Excerpted records:
━━━━━━━━━━━━━━━━━━━━━━━━━━━━━━

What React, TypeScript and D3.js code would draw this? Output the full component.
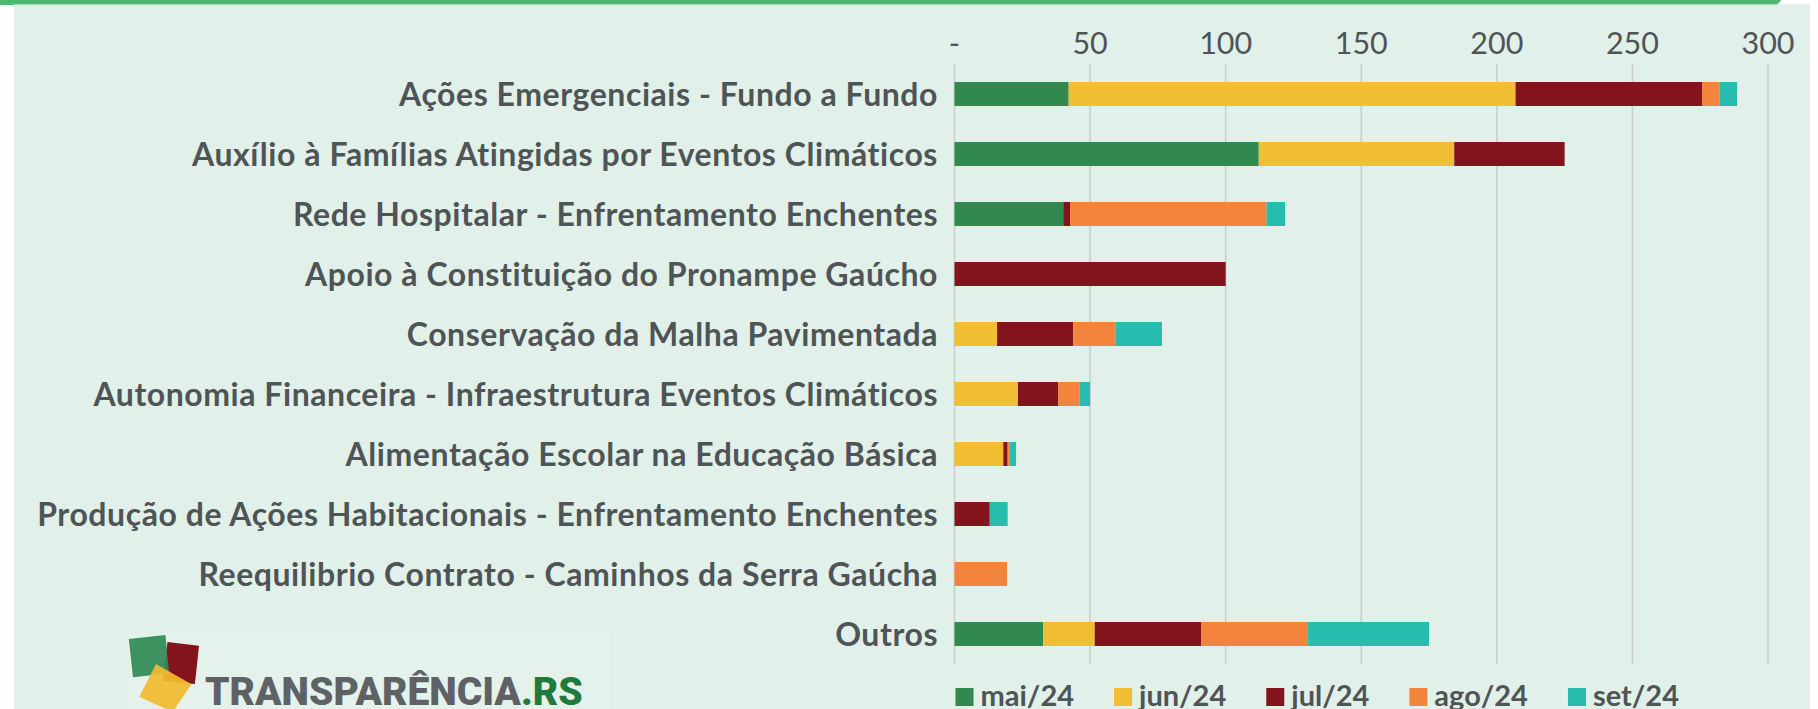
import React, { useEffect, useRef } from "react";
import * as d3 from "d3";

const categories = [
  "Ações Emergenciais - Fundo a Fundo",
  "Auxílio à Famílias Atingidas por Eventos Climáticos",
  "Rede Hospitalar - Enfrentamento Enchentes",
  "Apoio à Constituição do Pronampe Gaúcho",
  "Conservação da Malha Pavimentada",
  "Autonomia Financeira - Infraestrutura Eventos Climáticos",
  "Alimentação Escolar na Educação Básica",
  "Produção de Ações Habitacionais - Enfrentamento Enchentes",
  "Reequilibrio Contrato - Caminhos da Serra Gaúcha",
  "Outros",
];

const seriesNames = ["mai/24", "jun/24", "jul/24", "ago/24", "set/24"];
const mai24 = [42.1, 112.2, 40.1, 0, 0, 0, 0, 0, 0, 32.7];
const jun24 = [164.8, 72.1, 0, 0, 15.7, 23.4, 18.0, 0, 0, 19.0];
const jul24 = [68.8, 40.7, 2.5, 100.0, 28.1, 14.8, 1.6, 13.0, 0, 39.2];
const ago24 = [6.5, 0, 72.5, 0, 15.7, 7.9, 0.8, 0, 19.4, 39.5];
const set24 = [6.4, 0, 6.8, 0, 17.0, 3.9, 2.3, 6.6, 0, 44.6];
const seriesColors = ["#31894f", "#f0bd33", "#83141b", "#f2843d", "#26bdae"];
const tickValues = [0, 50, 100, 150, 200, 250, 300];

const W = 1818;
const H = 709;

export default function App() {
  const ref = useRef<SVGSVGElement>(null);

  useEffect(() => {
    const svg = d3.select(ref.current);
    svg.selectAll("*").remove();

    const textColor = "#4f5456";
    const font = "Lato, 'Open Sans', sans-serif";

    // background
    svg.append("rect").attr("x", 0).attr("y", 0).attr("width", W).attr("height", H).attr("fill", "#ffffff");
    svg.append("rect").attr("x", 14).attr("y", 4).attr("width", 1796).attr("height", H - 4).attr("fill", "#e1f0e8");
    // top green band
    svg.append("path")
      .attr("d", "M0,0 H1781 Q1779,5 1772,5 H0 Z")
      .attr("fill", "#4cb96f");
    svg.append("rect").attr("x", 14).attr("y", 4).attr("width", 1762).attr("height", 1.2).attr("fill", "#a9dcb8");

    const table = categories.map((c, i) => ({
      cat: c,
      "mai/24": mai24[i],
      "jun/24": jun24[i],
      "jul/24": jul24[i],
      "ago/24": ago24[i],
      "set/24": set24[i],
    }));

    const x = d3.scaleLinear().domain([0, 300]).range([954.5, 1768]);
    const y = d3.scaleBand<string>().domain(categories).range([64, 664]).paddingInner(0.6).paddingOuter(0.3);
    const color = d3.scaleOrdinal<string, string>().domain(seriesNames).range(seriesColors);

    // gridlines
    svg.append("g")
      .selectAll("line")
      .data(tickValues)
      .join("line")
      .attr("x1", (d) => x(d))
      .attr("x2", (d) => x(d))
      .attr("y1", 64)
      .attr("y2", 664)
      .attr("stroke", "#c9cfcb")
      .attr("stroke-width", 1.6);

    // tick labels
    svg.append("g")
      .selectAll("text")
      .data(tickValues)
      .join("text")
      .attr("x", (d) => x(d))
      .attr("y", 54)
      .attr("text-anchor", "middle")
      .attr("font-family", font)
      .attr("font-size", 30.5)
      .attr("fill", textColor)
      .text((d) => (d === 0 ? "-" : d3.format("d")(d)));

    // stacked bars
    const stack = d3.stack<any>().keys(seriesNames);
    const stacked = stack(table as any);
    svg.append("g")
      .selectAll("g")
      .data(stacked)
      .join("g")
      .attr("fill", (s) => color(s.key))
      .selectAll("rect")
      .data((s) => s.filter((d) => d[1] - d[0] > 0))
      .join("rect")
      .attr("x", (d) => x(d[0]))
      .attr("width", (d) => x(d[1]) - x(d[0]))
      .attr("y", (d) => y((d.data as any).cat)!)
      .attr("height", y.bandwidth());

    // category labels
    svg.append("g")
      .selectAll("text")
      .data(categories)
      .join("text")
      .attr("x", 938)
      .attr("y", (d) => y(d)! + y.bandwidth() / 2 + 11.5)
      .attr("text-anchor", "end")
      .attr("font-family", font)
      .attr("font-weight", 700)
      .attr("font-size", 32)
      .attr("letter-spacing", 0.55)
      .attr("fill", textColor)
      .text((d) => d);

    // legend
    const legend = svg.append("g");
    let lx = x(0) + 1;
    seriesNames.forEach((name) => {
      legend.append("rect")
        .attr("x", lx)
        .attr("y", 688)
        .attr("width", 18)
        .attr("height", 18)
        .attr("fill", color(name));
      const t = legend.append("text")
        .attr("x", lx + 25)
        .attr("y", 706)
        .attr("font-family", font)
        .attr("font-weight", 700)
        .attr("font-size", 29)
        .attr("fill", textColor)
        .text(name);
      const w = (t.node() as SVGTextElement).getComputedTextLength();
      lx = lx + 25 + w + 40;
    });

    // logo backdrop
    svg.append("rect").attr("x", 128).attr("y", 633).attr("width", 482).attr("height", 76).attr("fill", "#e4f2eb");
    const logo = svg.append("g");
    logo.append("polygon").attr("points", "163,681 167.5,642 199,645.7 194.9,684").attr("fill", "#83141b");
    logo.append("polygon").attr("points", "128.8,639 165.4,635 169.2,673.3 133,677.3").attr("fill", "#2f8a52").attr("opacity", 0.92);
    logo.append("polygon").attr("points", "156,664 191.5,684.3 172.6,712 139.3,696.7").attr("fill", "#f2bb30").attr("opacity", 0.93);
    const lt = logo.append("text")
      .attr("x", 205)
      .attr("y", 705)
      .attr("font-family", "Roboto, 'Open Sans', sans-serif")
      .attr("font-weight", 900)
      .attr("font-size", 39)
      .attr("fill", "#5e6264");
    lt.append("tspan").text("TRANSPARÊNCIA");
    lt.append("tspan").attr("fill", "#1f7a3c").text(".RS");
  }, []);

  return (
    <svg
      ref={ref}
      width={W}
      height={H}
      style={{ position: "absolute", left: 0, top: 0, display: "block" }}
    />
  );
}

━━━━━━━━━━━━━━━━━━━━━━━━━━━━━━

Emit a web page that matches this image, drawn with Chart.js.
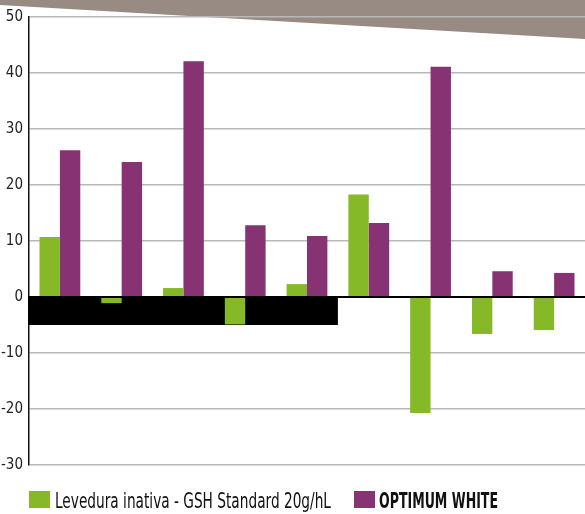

━━━━━━━━━━━━━━━━━━━━━━━━━━━━━━

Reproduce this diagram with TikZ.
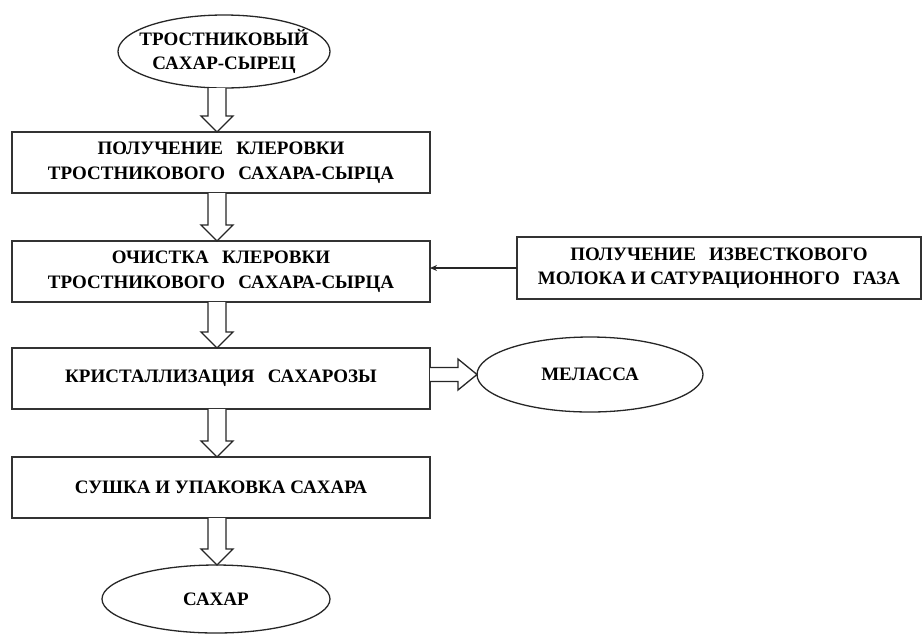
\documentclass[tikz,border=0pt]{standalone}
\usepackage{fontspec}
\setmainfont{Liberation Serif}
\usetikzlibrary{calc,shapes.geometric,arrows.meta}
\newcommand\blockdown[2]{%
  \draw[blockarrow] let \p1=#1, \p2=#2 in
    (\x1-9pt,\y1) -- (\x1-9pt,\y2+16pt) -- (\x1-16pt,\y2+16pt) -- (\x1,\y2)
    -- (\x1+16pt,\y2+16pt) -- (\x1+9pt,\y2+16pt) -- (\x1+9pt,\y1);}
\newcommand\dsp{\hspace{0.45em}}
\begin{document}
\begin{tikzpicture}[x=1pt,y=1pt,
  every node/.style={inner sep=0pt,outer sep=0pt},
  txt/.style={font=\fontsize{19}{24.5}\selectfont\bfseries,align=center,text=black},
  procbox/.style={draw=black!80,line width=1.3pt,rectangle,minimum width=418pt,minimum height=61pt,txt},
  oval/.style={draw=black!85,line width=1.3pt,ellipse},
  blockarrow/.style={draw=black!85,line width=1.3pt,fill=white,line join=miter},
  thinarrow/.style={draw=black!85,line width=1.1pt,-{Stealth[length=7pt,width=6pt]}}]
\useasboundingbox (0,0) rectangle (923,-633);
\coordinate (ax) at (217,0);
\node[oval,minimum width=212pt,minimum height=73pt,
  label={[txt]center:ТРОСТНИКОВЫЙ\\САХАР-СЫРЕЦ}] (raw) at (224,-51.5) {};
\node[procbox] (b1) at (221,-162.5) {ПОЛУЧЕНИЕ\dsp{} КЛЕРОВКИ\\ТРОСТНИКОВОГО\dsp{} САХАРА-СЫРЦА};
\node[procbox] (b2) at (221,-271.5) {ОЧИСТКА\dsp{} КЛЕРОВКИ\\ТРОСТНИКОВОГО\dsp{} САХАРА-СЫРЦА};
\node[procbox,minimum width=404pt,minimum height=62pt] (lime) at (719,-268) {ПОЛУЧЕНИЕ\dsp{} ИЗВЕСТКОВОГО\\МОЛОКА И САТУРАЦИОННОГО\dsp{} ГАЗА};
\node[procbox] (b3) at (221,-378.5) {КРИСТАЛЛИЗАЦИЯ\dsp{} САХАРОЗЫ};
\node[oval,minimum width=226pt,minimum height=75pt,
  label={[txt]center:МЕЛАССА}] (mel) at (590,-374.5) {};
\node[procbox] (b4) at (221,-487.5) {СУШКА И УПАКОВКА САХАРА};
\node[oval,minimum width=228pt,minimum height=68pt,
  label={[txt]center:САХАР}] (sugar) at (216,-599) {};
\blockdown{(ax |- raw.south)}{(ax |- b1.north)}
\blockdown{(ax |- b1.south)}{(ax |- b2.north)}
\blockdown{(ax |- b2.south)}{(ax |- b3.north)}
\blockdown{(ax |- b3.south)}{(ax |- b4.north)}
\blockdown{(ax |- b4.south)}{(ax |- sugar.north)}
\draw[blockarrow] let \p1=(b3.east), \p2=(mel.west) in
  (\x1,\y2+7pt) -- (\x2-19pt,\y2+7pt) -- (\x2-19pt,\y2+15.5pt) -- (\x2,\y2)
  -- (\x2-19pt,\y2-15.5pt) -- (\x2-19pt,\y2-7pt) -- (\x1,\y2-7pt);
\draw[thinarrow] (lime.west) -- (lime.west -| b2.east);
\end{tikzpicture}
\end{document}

━━━━━━━━━━━━━━━━━━━━━━━━━━━━━━

What this task involves:
Show all lines in the entries above where the word "with" appears.

Written solution:
Emit a web page that matches this image, drawn with Chart.js.
Reproduce this diagram with TikZ.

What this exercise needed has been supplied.